* [WHAT TO DO] Across the material below, how many lines contain the word "this"? Give only the number.

* [Source data]
════════════════

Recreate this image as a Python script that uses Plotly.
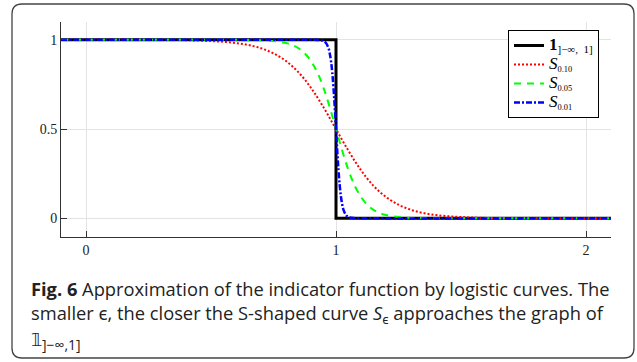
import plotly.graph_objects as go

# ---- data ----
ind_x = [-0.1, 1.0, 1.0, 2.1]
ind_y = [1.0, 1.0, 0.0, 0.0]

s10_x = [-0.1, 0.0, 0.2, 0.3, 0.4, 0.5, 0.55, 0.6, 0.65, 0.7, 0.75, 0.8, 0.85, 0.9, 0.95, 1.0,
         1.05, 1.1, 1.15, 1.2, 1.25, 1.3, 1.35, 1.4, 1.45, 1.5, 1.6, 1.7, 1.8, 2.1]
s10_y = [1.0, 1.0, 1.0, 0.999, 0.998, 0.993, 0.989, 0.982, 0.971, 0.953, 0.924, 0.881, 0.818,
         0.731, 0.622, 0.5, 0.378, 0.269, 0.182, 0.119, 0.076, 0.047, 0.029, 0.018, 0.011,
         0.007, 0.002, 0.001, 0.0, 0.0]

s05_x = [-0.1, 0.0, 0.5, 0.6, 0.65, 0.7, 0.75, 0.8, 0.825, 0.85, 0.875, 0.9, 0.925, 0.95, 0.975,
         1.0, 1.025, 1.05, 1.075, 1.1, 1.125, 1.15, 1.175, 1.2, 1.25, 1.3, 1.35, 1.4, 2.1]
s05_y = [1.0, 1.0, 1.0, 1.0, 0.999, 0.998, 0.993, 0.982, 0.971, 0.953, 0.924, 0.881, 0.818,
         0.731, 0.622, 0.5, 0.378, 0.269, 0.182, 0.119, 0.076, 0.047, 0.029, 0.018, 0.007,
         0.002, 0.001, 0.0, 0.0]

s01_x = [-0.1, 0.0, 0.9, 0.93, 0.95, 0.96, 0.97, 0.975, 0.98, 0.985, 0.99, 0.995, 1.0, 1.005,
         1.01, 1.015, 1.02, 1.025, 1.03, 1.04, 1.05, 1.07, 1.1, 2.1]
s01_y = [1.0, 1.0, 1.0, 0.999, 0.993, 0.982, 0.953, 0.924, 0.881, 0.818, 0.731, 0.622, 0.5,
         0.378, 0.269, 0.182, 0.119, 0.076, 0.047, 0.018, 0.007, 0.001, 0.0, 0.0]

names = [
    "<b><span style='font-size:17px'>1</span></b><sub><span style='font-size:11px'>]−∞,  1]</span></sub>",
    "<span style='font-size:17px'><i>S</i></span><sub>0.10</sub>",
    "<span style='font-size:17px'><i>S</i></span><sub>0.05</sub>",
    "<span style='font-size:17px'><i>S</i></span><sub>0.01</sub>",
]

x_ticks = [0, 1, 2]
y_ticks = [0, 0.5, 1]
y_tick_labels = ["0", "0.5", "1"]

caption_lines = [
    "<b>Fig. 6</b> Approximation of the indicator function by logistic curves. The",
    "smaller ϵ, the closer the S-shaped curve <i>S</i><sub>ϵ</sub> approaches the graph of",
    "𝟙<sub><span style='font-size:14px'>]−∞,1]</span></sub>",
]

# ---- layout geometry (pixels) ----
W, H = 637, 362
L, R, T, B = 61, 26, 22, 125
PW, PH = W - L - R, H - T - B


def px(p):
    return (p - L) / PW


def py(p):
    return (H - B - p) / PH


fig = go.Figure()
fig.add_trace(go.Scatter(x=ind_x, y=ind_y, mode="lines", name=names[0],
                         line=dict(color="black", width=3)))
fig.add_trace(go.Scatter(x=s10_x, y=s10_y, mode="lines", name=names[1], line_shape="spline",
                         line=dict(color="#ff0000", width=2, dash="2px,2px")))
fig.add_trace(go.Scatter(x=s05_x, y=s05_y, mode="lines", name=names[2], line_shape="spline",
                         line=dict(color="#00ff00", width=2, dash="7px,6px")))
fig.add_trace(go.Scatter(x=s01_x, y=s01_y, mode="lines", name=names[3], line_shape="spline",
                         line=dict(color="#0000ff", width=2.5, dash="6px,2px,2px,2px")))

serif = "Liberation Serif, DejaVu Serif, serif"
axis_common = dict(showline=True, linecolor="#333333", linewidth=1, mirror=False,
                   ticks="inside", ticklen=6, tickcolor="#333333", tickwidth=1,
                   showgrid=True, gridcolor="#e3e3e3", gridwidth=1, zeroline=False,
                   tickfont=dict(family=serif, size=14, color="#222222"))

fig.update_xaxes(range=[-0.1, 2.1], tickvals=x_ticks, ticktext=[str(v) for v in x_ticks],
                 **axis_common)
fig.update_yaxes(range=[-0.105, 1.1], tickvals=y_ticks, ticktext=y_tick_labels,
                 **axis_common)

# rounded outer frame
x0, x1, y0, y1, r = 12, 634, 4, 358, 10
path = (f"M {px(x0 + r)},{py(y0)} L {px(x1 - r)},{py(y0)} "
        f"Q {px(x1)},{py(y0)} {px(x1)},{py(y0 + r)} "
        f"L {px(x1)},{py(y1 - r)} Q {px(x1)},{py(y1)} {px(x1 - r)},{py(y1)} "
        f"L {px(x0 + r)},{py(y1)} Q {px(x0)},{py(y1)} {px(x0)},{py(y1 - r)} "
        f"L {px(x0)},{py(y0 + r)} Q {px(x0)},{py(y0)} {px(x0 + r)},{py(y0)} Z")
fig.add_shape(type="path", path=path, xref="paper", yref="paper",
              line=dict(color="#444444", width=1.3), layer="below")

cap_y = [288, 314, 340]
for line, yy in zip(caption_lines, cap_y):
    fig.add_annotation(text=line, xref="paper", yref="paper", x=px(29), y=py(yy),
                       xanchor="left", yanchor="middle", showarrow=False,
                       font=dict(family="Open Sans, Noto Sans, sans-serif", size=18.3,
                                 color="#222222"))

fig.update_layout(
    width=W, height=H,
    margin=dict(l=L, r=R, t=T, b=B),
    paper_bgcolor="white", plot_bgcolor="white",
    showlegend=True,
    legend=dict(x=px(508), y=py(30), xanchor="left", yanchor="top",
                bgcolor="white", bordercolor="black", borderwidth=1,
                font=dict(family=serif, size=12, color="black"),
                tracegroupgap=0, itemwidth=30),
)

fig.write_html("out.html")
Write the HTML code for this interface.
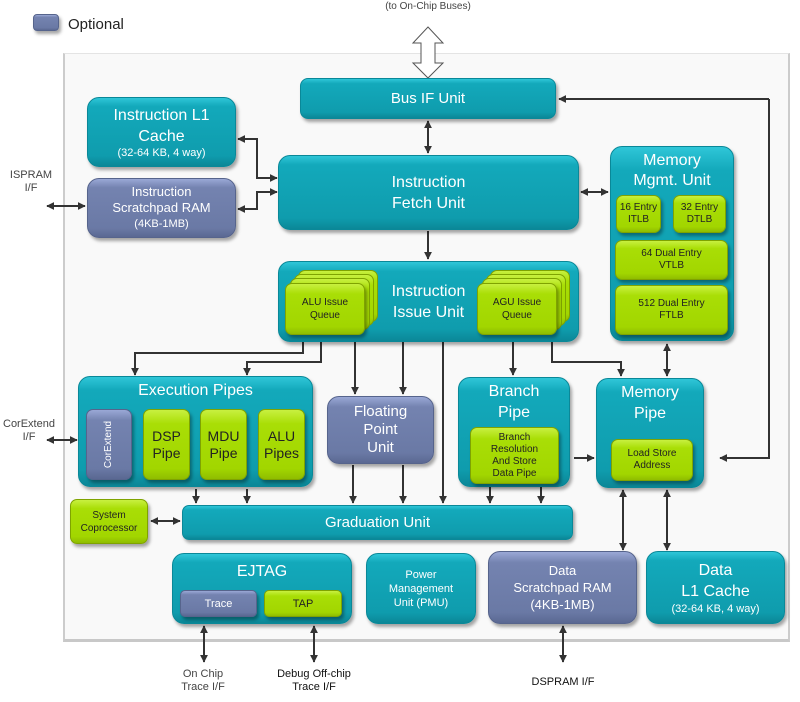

════════════════

* [SOLUTION TO THE EXERCISE] 2